E invece ariecocci con il lamento funebre dei lavoratori che risalgono il Paese alla ricerca della speranza perduta. Sono finiti quegli anni, il tempo in cui chi sbarcava a Torino trovava il cartello «non si affitta ai meridionali», chi accendeva la radio si sintonizzava su emittenti dal nome improbabile Radio Barletta Internazional, Napuli dee jay, isole alla ricerca del continente. Erano davvero quelli gli anni duri, difficili. Il terrone (molti continuano a usare questo termine non conoscendone l’etimologia; riflettete un attimo, pensate alla stazione ferroviaria di Milano, al terrapieno che limitava, e limita, i marciapiedi di arrivo dei convogli, al fatto che erano i meridionali, gli extracomunitari del tempo, a portare, con le carriole, il «terùn» e dunque così venivano rinominati dalle belle gioie lombarde, in esclusiva, tanto che a Torino noi stessi meridionali non veniamo chiamati terroni ma «nàpuli», dai falsi e cortesi piemontesi, quelli che se gli tocchi la «crota», la grotta-cantina, si ammosciano), il terrone, dicevo, vive questa paranoia della lontananza, del viaggio in terza classe fumatori, con il caciocavallo e i mezziziti dentro la valigia di cartone o, adattandosi ai tempi moderni, di una globalizzazione che riduce al minimo i valori e le tradizioni storiche, azzerati da internet, dal cyberspazio e da tutte quelle balle lì. E così la processione si rimette in moto, come accade, questo sì veramente, in quasi tutti i paesi del Sud, la Vergine incoronata e la banda comunale, i ceri accesi e le donne con il velo ma se qualcuno preferisce gli happy hour o i rave party nordaioli, si accomodi pure.

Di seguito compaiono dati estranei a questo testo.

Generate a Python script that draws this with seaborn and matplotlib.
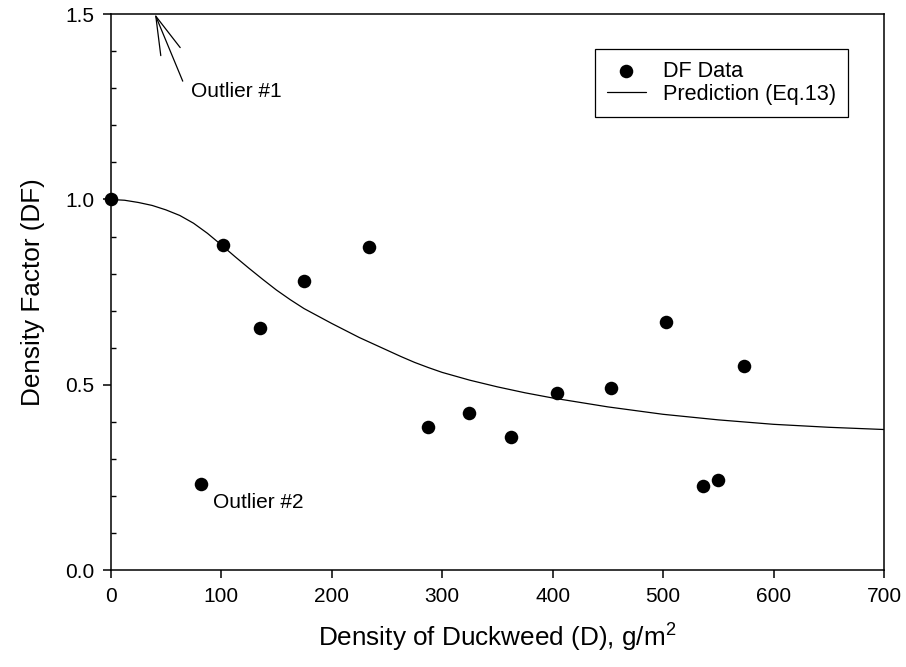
import matplotlib
matplotlib.use("Agg")
import matplotlib.pyplot as plt
from matplotlib.ticker import MultipleLocator, FormatStrFormatter
import seaborn as sns
import pandas as pd

# ---- data ----
density = [0, 102, 135, 175, 234, 287, 324, 362, 404, 453, 503, 536, 550, 573, 82]
df_value = [1.00, 0.878, 0.654, 0.780, 0.872, 0.387, 0.425, 0.360, 0.478, 0.492,
            0.669, 0.228, 0.243, 0.552, 0.234]

curve_x = [0, 12.5, 25, 37.5, 50, 62.5, 75, 87.5, 100, 112.5, 125, 137.5, 150,
           162.5, 175, 187.5, 200, 212.5, 225, 237.5, 250, 262.5, 275, 287.5,
           300, 325, 350, 375, 400, 450, 500, 550, 600, 650, 700]
curve_y = [1.000, 0.998, 0.992, 0.984, 0.972, 0.957, 0.936, 0.909, 0.878, 0.846,
           0.815, 0.785, 0.756, 0.730, 0.706, 0.686, 0.666, 0.647, 0.628, 0.611,
           0.594, 0.577, 0.561, 0.547, 0.534, 0.513, 0.495, 0.479, 0.465, 0.441,
           0.421, 0.406, 0.394, 0.386, 0.380]

x_ticks = [0, 100, 200, 300, 400, 500, 600, 700]
y_ticks = [0.0, 0.5, 1.0, 1.5]

points = pd.DataFrame({"D": density, "DF": df_value})
curve = pd.DataFrame({"D": curve_x, "DF": curve_y})

sns.set_theme(style="ticks")
plt.rcParams["font.family"] = ["Liberation Sans", "DejaVu Sans"]
plt.rcParams["mathtext.fontset"] = "custom"
plt.rcParams["mathtext.rm"] = "Liberation Sans"
for k in ["text.color", "axes.labelcolor", "xtick.color", "ytick.color",
          "axes.edgecolor"]:
    plt.rcParams[k] = "black"

fig = plt.figure(figsize=(9.06, 6.67), dpi=100)
ax = fig.add_axes([0.1222, 0.1447, 0.8535, 0.8343])

sns.lineplot(data=curve, x="D", y="DF", ax=ax, color="black", linewidth=0.9,
             label="Prediction (Eq.13)", estimator=None, sort=False)
sns.scatterplot(data=points, x="D", y="DF", ax=ax, color="black", s=95,
                edgecolor="black", linewidth=0, label="DF Data", clip_on=False,
                zorder=5)

ax.set_xlim(0, 700)
ax.set_ylim(0, 1.5)
ax.set_xticks(x_ticks)
ax.set_yticks(y_ticks)
ax.yaxis.set_minor_locator(MultipleLocator(0.1))
ax.yaxis.set_major_formatter(FormatStrFormatter("%.1f"))

for s in ax.spines.values():
    s.set_linewidth(1.1)
    s.set_color("black")
    s.set_visible(True)

ax.tick_params(axis="both", which="major", direction="out", length=6, width=1.1,
               labelsize=15, colors="black", labelcolor="black", pad=6)
ax.tick_params(axis="y", which="minor", direction="in", length=3.5, width=1.0,
               left=True, colors="black")
ax.tick_params(top=False, right=False, which="both")

ax.set_xlabel(r"Density of Duckweed (D), g/m$^2$", fontsize=18.8, labelpad=10,
              color="black")
ax.set_ylabel("Density Factor (DF)", fontsize=18.8, labelpad=14, color="black")

# annotations
ax.annotate("", xy=(40, 1.5), xytext=(65.2, 1.319), annotation_clip=False,
            arrowprops=dict(arrowstyle="->,head_length=2.3,head_width=0.63",
                            mutation_scale=12, lw=0.9, color="black",
                            shrinkA=0, shrinkB=0))
ax.text(72.7, 1.291, "Outlier #1", fontsize=15, ha="left", va="center",
        color="black")
ax.text(92.9, 0.183, "Outlier #2", fontsize=15, ha="left", va="center",
        color="black")

handles, labels = ax.get_legend_handles_labels()
order = [labels.index("DF Data"), labels.index("Prediction (Eq.13)")]
leg = ax.legend([handles[i] for i in order], [labels[i] for i in order],
                loc="upper right", bbox_to_anchor=(0.9535, 0.937),
                borderaxespad=0, fontsize=15.6, frameon=True, fancybox=False,
                edgecolor="black", framealpha=1, handlelength=1.8,
                handletextpad=0.8, borderpad=0.55, labelspacing=0.08)
leg.get_frame().set_linewidth(0.9)
for t in leg.get_texts():
    t.set_color("black")

fig.savefig("out.png", dpi=100)
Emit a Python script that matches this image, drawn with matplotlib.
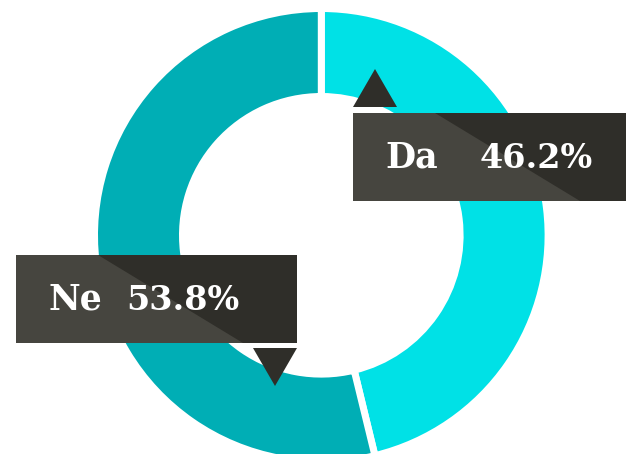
import matplotlib.pyplot as plt
from matplotlib.patches import Polygon

# data
labels = ['Da', 'Ne']
shares = [46.2, 53.8]
colors = ['#00e1e6', '#00aeb5']

# label boxes (pixel layout: left, top, pointer side, text positions)
boxes = {
    'Da': dict(left=353, top=113, pointer='up', name_x=385, pct_x=480),
    'Ne': dict(left=16, top=255, pointer='down', name_x=49, pct_x=126),
}
BOX_W = 281
BOX_H = 88
LIGHT = '#46453f'
DARK = '#2f2e29'

W, H = 626, 454
fig = plt.figure(figsize=(W / 100, H / 100), dpi=100)

# donut axes, centre at (321.3, 235.3) px, outer radius 223.3 px, ring 81 px
cx, cy, R = 321.3, 235.3, 223.3
ring = 81.0
lw_px = 7.0
ax = fig.add_axes([(cx - R) / W, (H - cy - R) / H, 2 * R / W, 2 * R / H])
ax.pie(shares, colors=colors, startangle=90, counterclock=False,
       radius=1.0 + lw_px / 2 / R,
       wedgeprops=dict(width=(ring + lw_px) / R, edgecolor='white',
                       linewidth=lw_px * 72 / 100))
ax.set_xlim(-1, 1)
ax.set_ylim(-1, 1)
ax.set_aspect('equal')
ax.axis('off')

# overlay in pixel coordinates for the labels
ov = fig.add_axes([0, 0, 1, 1])
ov.set_xlim(0, W)
ov.set_ylim(H, 0)
ov.axis('off')

for name, share in zip(labels, shares):
    b = boxes[name]
    L, T = b['left'], b['top']
    B = T + BOX_H
    ov.add_patch(Polygon([(L, T), (L + BOX_W, T), (L + BOX_W, B), (L, B)],
                         closed=True, facecolor=DARK, edgecolor='none'))
    ov.add_patch(Polygon([(L, T), (L + 82, T), (L + 227, B), (L, B)],
                         closed=True, facecolor=LIGHT, edgecolor='none'))
    if b['pointer'] == 'up':
        tri = [(L, T - 6), (L + 44, T - 6), (L + 22, T - 44)]
    else:
        tri = [(L + BOX_W - 44, B + 5), (L + BOX_W, B + 5), (L + BOX_W - 22, B + 43)]
    ov.add_patch(Polygon(tri, closed=True, facecolor=DARK, edgecolor='none'))
    ym = T + BOX_H / 2 + 1
    ov.text(b['name_x'], ym, name, color='white', fontsize=25,
            fontweight='bold', family='DejaVu Serif', ha='left', va='center')
    ov.text(b['pct_x'], ym, f'{share:.1f}%', color='white', fontsize=24,
            fontweight='bold', family='DejaVu Serif', ha='left', va='center')

fig.savefig('out.png', dpi=100)
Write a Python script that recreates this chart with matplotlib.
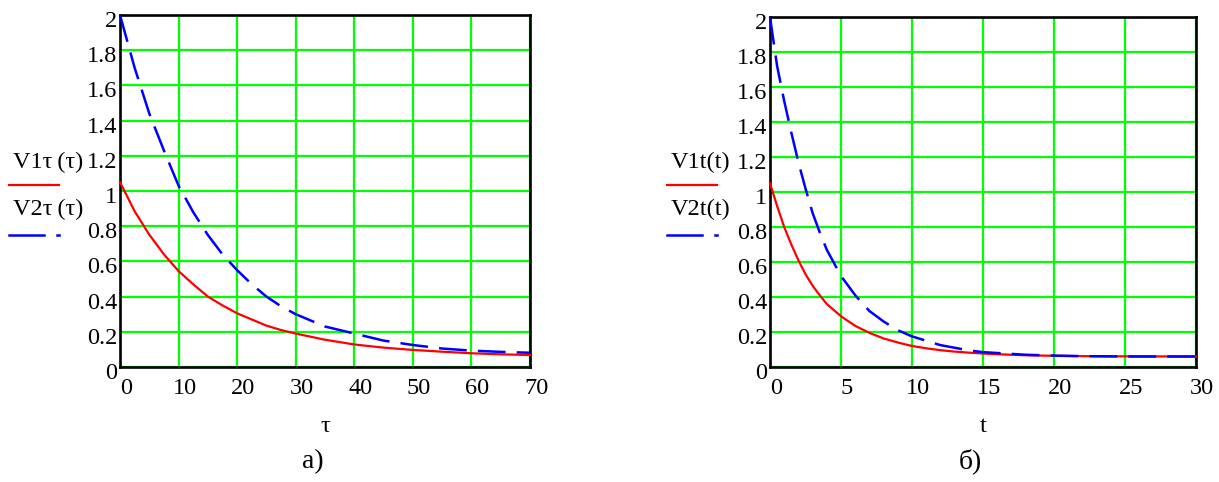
import matplotlib
matplotlib.use('Agg')
import matplotlib.pyplot as plt
import matplotlib.transforms as mtransforms
from matplotlib.lines import Line2D

plt.rcParams['font.family'] = ['Liberation Serif', 'DejaVu Serif']
plt.rcParams['lines.scale_dashes'] = False

# panel a) : values
tau = [0, 2.5, 5, 7.5, 10, 12.5, 15, 17.5, 20, 22.5, 25, 27.5, 30, 35, 40, 45, 50, 55, 60, 65, 70]
v1_tau = [1.05, 0.885, 0.752, 0.64, 0.545, 0.47, 0.40, 0.35, 0.305, 0.27, 0.235, 0.21, 0.19,
          0.155, 0.128, 0.11, 0.097, 0.087, 0.078, 0.072, 0.068]
v2_tau = [2.0, 1.70, 1.44, 1.23, 1.03, 0.88, 0.75, 0.64, 0.55, 0.47, 0.40, 0.345, 0.30,
          0.23, 0.19, 0.15, 0.125, 0.105, 0.093, 0.086, 0.081]

# panel б)
t = [0, 0.5, 1, 1.5, 2, 2.5, 3, 3.5, 4, 5, 6, 7, 8, 9, 10, 11, 12, 13, 14, 15, 16, 18, 20, 22, 25, 30]
v1_t = [1.05, 0.92, 0.80, 0.70, 0.61, 0.53, 0.465, 0.41, 0.36, 0.29, 0.235, 0.195, 0.163, 0.14,
        0.12, 0.107, 0.096, 0.088, 0.082, 0.077, 0.073, 0.067, 0.064, 0.062, 0.061, 0.06]
v2_t = [2.0, 1.72, 1.52, 1.34, 1.17, 1.02, 0.88, 0.77, 0.67, 0.52, 0.41, 0.32, 0.26, 0.21,
        0.175, 0.15, 0.125, 0.11, 0.095, 0.085, 0.08, 0.07, 0.065, 0.062, 0.06, 0.06]

fig = plt.figure(figsize=(12.19, 4.82), dpi=100)

GREEN = '#00ff00'
FS = 17.5
dash = (0, (20, 8))


def setup(ax, xmax, xstep, label, letter):
    ax.set_xlim(0, xmax)
    ax.set_ylim(0, 2)
    ax.set_xticks(range(0, xmax + 1, xstep))
    ax.set_yticks([i * 0.2 for i in range(11)])
    ax.set_yticklabels(['0', '0.2', '0.4', '0.6', '0.8', '1', '1.2', '1.4', '1.6', '1.8', '2'])
    ax.grid(True, color=GREEN, linewidth=1.6)
    ax.set_axisbelow(True)
    for s in ax.spines.values():
        s.set_linewidth(1.9)
        s.set_color('black')
    ax.tick_params(length=0, labelsize=FS, pad=8)
    ax.tick_params(axis='y', pad=2)
    dx = mtransforms.ScaledTranslation(6 / 100, 0, fig.dpi_scale_trans)
    for lb in ax.get_xticklabels():
        lb.set_transform(lb.get_transform() + dx)
    dy = mtransforms.ScaledTranslation(0, -4 / 100, fig.dpi_scale_trans)
    for lb in ax.get_yticklabels():
        lb.set_transform(lb.get_transform() + dy)
    ax.text(0.5, -0.17, label, transform=ax.transAxes, ha='center', va='center', fontsize=FS)
    ax.text(0.47, -0.27, letter, transform=ax.transAxes, ha='center', va='center', fontsize=20)


ax1 = fig.add_axes([120 / 1219, 1 - 367 / 482, 410 / 1219, 352 / 482])
ax1.plot(tau, v1_tau, color='red', linewidth=1.6, clip_on=False, zorder=3)
ax1.plot(tau, v2_tau, color='blue', linewidth=1.8, linestyle=dash, clip_on=False, zorder=3)
setup(ax1, 70, 10, 'τ', 'а)')

ax2 = fig.add_axes([770 / 1219, 1 - 367 / 482, 426 / 1219, 350 / 482])
ax2.plot(t, v1_t, color='red', linewidth=1.6, clip_on=False, zorder=3)
ax2.plot(t, v2_t, color='blue', linewidth=1.8, linestyle=dash, clip_on=False, zorder=3)
setup(ax2, 30, 5, 't', 'б)')

# Mathcad style legends on the left of each plot
H, W = 482, 1219


def legend(x0, names):
    fig.text((x0 + 4) / W, 1 - 162 / H, names[0], fontsize=FS, ha='left', va='center')
    fig.lines.append(Line2D([x0 / W, (x0 + 50) / W], [1 - 185 / H] * 2, color='red',
                            linewidth=1.6, transform=fig.transFigure))
    fig.text((x0 + 4) / W, 1 - 209 / H, names[1], fontsize=FS, ha='left', va='center')
    fig.lines.append(Line2D([x0 / W, (x0 + 35) / W], [1 - 235 / H] * 2, color='blue',
                            linewidth=1.8, transform=fig.transFigure))
    fig.lines.append(Line2D([(x0 + 48) / W, (x0 + 50) / W], [1 - 235 / H] * 2, color='blue',
                            linewidth=1.8, transform=fig.transFigure))


legend(9, ['V1τ\u2009(τ)', 'V2τ\u2009(τ)'])
legend(667, ['V1t(t)', 'V2t(t)'])

fig.savefig('out.png', dpi=100)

Il Sud è criminalità, è cafoneria, d’accordo, tanto quanto il Nord che, astutamente, di altro parla, di altro scrive perché quelli che il progresso, perché quelli che una città da bere, perché s’el custa? Nessuno scappa dal Sud, molti vorrebbero scappare dal Nord, si vive piuttosto che sopravvivere, si segue invece di essere seguiti, ho visto torinesi in campeggio sul Gargano festeggiare il ferragosto con la bagna caoda, ho evitato una comitiva toscana che non riusciva a staccarsi dalla ribollita nonostante la canicola del mezzogiorno di fuoco in Salento ma nessuno mi massacrava lo stomaco e dintorni con la storia dell’emigrante triste e solitario.
Il Sud non deve essere salvato, la vita non è altrove, il paradiso non esiste, la città è un miraggio di ipermercati, il pendolino collega un’Italia che è geograficamente quasi impossibile da legare, visitate alcuni rascard della val d’Aosta, fate un giretto in alcuni budelli della costa ligure e poi spiegatemi dove sta la verità.
Basta, allora, fermarsi e pensare, a una terra che è diversa, a uomini, anch’essi diversi, per fortuna, cercate il falegname, chiedete dove lavora il fabbro, chiamate l’idraulico. Troverete comunque una voce, non una segreteria telefonica.